Mike Shapiro taught a course entitled GEOPOLITICS IN CINEMA. This class attempts a rethinking of the planetary impact of media such as cinema as a challenge to political thought.
NOTE: As with all my notes from the European Graduate School, there will likely be mistakes because I did not record the lectures, I made notes as they spoke, so I am perhaps interpreting what they are saying as I am writing.
I've always been interested in the imaginary geographies of the world, it began with Machiavelli, and when I read Kundera's Ignorance I was struck by the vertical depth of the spaces. When the novel opens there is the surprise question to the expat: it shows that those that don't get confirmation of where they are aren't anywhere.
Identity is a relationship, as Lacan said. You need a model of difference in order to have identity; Levi-Strauss worked always toward this identity economy.
Slow Homecoming a meditation on names
Within Nietzsche's Labyrinth; Auerbach's Mimesis... Homer was supposed to entertain, thus those descriptions.
The operator that Kundera uses is history. The Odyssey is Hegelian; Levinas suggests that The Odyssey is more like Abraham and Isaac, where he never comes home.
We have a geopolitical world and identities are composed to an extent by our relation to territories; this is complicated by allegiance. There is this talk of moral hierarchies on page 9 of Ignorance, why? There's the way we should feel and the way we actually feel - we have a bifurcated sense throughout the day. There are all these "oughts" but then there's how I actually feel. Irena feels French but Sylvie says she should feel Czech.
For Moral Ambiguity, Shapiro. Look at Dagwood and Blondie - they're always in the home, but families are really in the office now, the coworker has supplanted the family.
Our century is the only one in which historic dates have taken such a voracious grip on every single person's life. Irena's life in France cannot be understood without first analyzing the dates. (I, 11)All sorts of hierarchies develop in our trajectories through history. Look at "the Land of Israel" vs. "the State of Israel" the Book of Judges is a collection of groups becoming the People of Israel.

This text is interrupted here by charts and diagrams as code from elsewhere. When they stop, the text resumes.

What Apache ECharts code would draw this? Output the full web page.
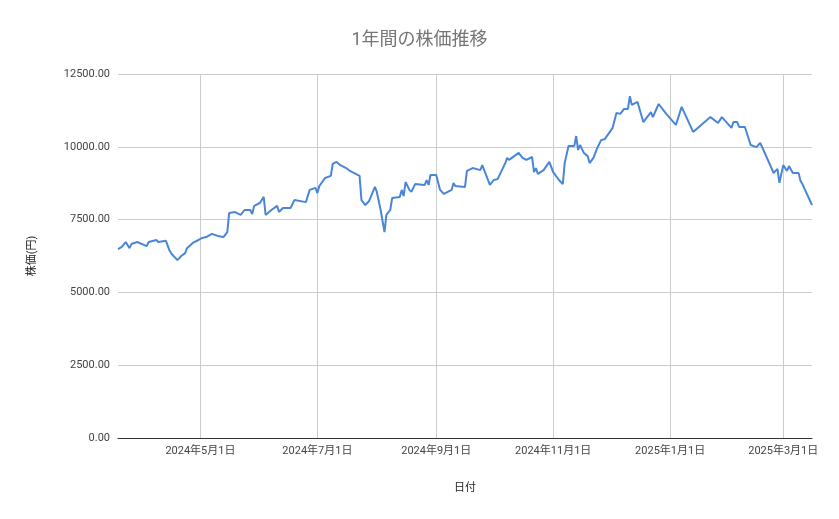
<!DOCTYPE html>
<html>
<head>
<meta charset="UTF-8">
<title>株価推移</title>
<script type="text/javascript" src="https://cdn.jsdelivr.net/npm/echarts@6/dist/echarts.min.js"></script>
<style>body{margin:0;background:#fff;}</style>
</head>
<body>
<div id="main" style="width: 839px; height: 519px"></div>
<script type="text/javascript">
	// 日付と終値(目視で読み取り)
	var days = ['2024-03-19','2024-03-21','2024-03-23','2024-03-25','2024-03-26','2024-03-29','2024-04-03','2024-04-04','2024-04-08','2024-04-09',
		'2024-04-13','2024-04-15','2024-04-16','2024-04-19','2024-04-21','2024-04-23','2024-04-24','2024-04-27','2024-04-30','2024-05-02',
		'2024-05-04','2024-05-07','2024-05-10','2024-05-13','2024-05-15','2024-05-16','2024-05-19','2024-05-22','2024-05-24','2024-05-27',
		'2024-05-28','2024-05-29','2024-06-01','2024-06-03','2024-06-04','2024-06-07','2024-06-10','2024-06-11','2024-06-13','2024-06-17',
		'2024-06-19','2024-06-25','2024-06-26','2024-06-27','2024-06-30','2024-07-01','2024-07-02','2024-07-05','2024-07-08','2024-07-09',
		'2024-07-11','2024-07-13','2024-07-16','2024-07-18','2024-07-23','2024-07-24','2024-07-26','2024-07-28','2024-07-31','2024-08-01',
		'2024-08-03','2024-08-05','2024-08-06','2024-08-08','2024-08-09','2024-08-13','2024-08-14','2024-08-15','2024-08-16','2024-08-18',
		'2024-08-19','2024-08-21','2024-08-26','2024-08-27','2024-08-28','2024-08-29','2024-09-01','2024-09-03','2024-09-05','2024-09-09',
		'2024-09-10','2024-09-11','2024-09-16','2024-09-17','2024-09-20','2024-09-24','2024-09-25','2024-09-26','2024-09-29','2024-10-01',
		'2024-10-03','2024-10-07','2024-10-08','2024-10-09','2024-10-14','2024-10-16','2024-10-18','2024-10-21','2024-10-22','2024-10-23',
		'2024-10-24','2024-10-27','2024-10-30','2024-10-31','2024-11-01','2024-11-04','2024-11-06','2024-11-07','2024-11-09','2024-11-12',
		'2024-11-13','2024-11-14','2024-11-15','2024-11-17','2024-11-19','2024-11-20','2024-11-22','2024-11-24','2024-11-26','2024-11-28',
		'2024-12-02','2024-12-04','2024-12-06','2024-12-08','2024-12-10','2024-12-11','2024-12-12','2024-12-15','2024-12-18','2024-12-19',
		'2024-12-22','2024-12-23','2024-12-26','2024-12-30','2025-01-04','2025-01-07','2025-01-13','2025-01-22','2025-01-26','2025-01-28',
		'2025-02-02','2025-02-03','2025-02-05','2025-02-06','2025-02-09','2025-02-12','2025-02-15','2025-02-17','2025-02-18','2025-02-24',
		'2025-02-26','2025-02-27','2025-03-01','2025-03-03','2025-03-04','2025-03-06','2025-03-09','2025-03-10','2025-03-11','2025-03-16'];
	var prices = [6490,6560,6730,6520,6660,6730,6590,6730,6800,6730,
		6770,6420,6320,6110,6250,6350,6520,6700,6800,6870,
		6900,7010,6940,6900,7070,7730,7760,7660,7830,7830,
		7690,7970,8070,8280,7660,7830,7970,7760,7900,7900,
		8170,8100,8310,8520,8590,8410,8650,8930,9000,9410,
		9480,9370,9270,9170,9000,8170,8000,8140,8620,8450,
		7830,7070,7660,7830,8240,8280,8520,8310,8790,8520,
		8450,8720,8690,8860,8690,9030,9030,8520,8380,8520,
		8760,8650,8620,9170,9270,9200,9370,9200,8690,8860,
		8890,9440,9620,9550,9790,9620,9550,9650,9130,9270,
		9070,9200,9480,9510,9130,8860,8720,9440,10030,10030,
		10370,9890,10060,9790,9680,9440,9620,9960,10230,10270,
		10650,11160,11130,11300,11300,11740,11440,11540,10850,10820,
		11190,11020,11470,11130,10750,11370,10510,11020,10820,11020,
		10650,10850,10850,10680,10680,10060,9990,10130,9990,9100,
		9240,8760,9370,9170,9340,9100,9100,8830,8720,8000];
	var tickDays = ['2024-05-01','2024-07-01','2024-09-01','2024-11-01','2025-01-01','2025-03-01'];

	var points = [];
	for (var i = 0; i < days.length; i++) {
		points.push([+new Date(days[i] + 'T00:00:00'), prices[i]]);
	}
	var ticks = tickDays.map(function (d) { return +new Date(d + 'T00:00:00'); });

	function fmtDate(v) {
		var d = new Date(v);
		return d.getFullYear() + '年' + (d.getMonth() + 1) + '月' + d.getDate() + '日';
	}

	var mychart = echarts.init(document.getElementById('main'));
	var font = 'Roboto, "Noto Sans CJK JP", sans-serif';
	var option = {
		animation: false,
		title: {
			text: '1年間の株価推移',
			left: 'center',
			top: 27,
			textStyle: { color: '#757575', fontSize: 18, fontWeight: 'normal', fontFamily: font }
		},
		grid: { left: 118, right: 27, top: 74, bottom: 81 },
		xAxis: {
			type: 'value',
			min: +new Date('2024-03-19T00:00:00'),
			max: +new Date('2025-03-16T00:00:00'),
			name: '日付',
			nameLocation: 'middle',
			nameGap: 45,
			nameTextStyle: { color: '#222', fontSize: 11, fontFamily: font },
			axisLine: { lineStyle: { color: '#333', width: 1 } },
			axisTick: { show: false },
			splitLine: { show: false },
			axisLabel: { show: false }
		},
		yAxis: {
			type: 'value',
			min: 0, max: 12500, interval: 2500,
			name: '株価(円)',
			nameLocation: 'middle',
			nameGap: 80,
			nameTextStyle: { color: '#222', fontSize: 11, fontFamily: font },
			axisLine: { show: false },
			axisTick: { show: false },
			splitLine: { lineStyle: { color: '#ccc' } },
			axisLabel: {
				color: '#444', fontSize: 11, fontFamily: font, margin: 8,
				formatter: function (v) { return v.toFixed(2); }
			}
		},
		series: [{
			name: '株価',
			type: 'line',
			data: points,
			showSymbol: false,
			z: 3,
			lineStyle: { color: '#4a86d8', width: 2 },
			markLine: {
				silent: true,
				symbol: 'none',
				z: 1,
				label: {
					show: true,
					position: 'start',
					distance: 8,
					color: '#444', fontSize: 11, fontFamily: font,
					formatter: function (p) { return fmtDate(p.value); }
				},
				lineStyle: { color: '#ccc', type: 'solid', width: 1 },
				data: ticks.map(function (t) { return { xAxis: t }; })
			}
		}]
	};
	mychart.setOption(option);
</script>
</body>
</html>
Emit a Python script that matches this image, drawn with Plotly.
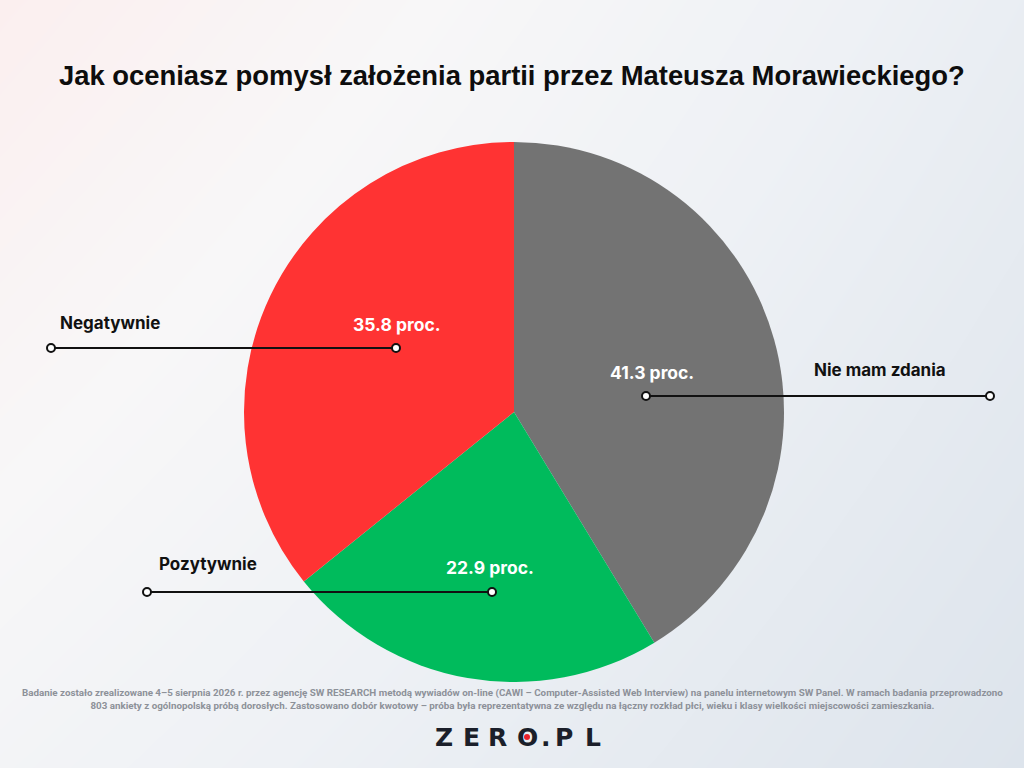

Instantly Irena recognized her mother as the person she had always known, and she had the sense that nothing had changed in those nearly twenty years. The pity that she had felt for an elderly mother had evaporated. Daughter and mother faced off like two beings outside of time, like two timeless essences. But wasn't it awful not to be delighted at the presence of her mother, who, after seventeen years, had come to see her? Irena mustered all her rationality, all her moral discipline, to behave like a devoted daughter. (I, 18)Family's an arbitrary unit and the values associated with family are historically determined. We're all working in a way that it's only possible to unload ourselves when recognized by another.
(I, 178) Joseph "How unexpected, sex organs...", Irena "neither said nor heard, a total accord..." They're home and collecting themselves with a sense of self-possession. They affirm each other.
Foucault's lectures he calls it ethnopoesis. Nostalgia is disenabling because there are practices hovering around it - this is not an individual sensation, it's a mass coercion. Žižek pointed out that melancholy is a past that never existed, unlike in mourning.
(I, 159) "there was a long silence..." Joseph reflecting on this place no one wants to hear about.
Friend of the Deceased (1998) Vyacheslav Kristofovich
Bound (1996) Wachowski Brothers
Njáls saga (13th century, Iceland)
We're concerned here with the deformation of the femme fatale. In Bound we have something of a reversal. The analytic used here will be with Arendt's and Rancière's conceptions of the political. Arendt states that one cannot be political unless outside the house, one must be in the public sphere. Rancière, unlike Arendt, sees politics in the partitioning of the sensible. Arendt saw that the household used to be the basis of economic activity but increasingly people came to work outside of the home.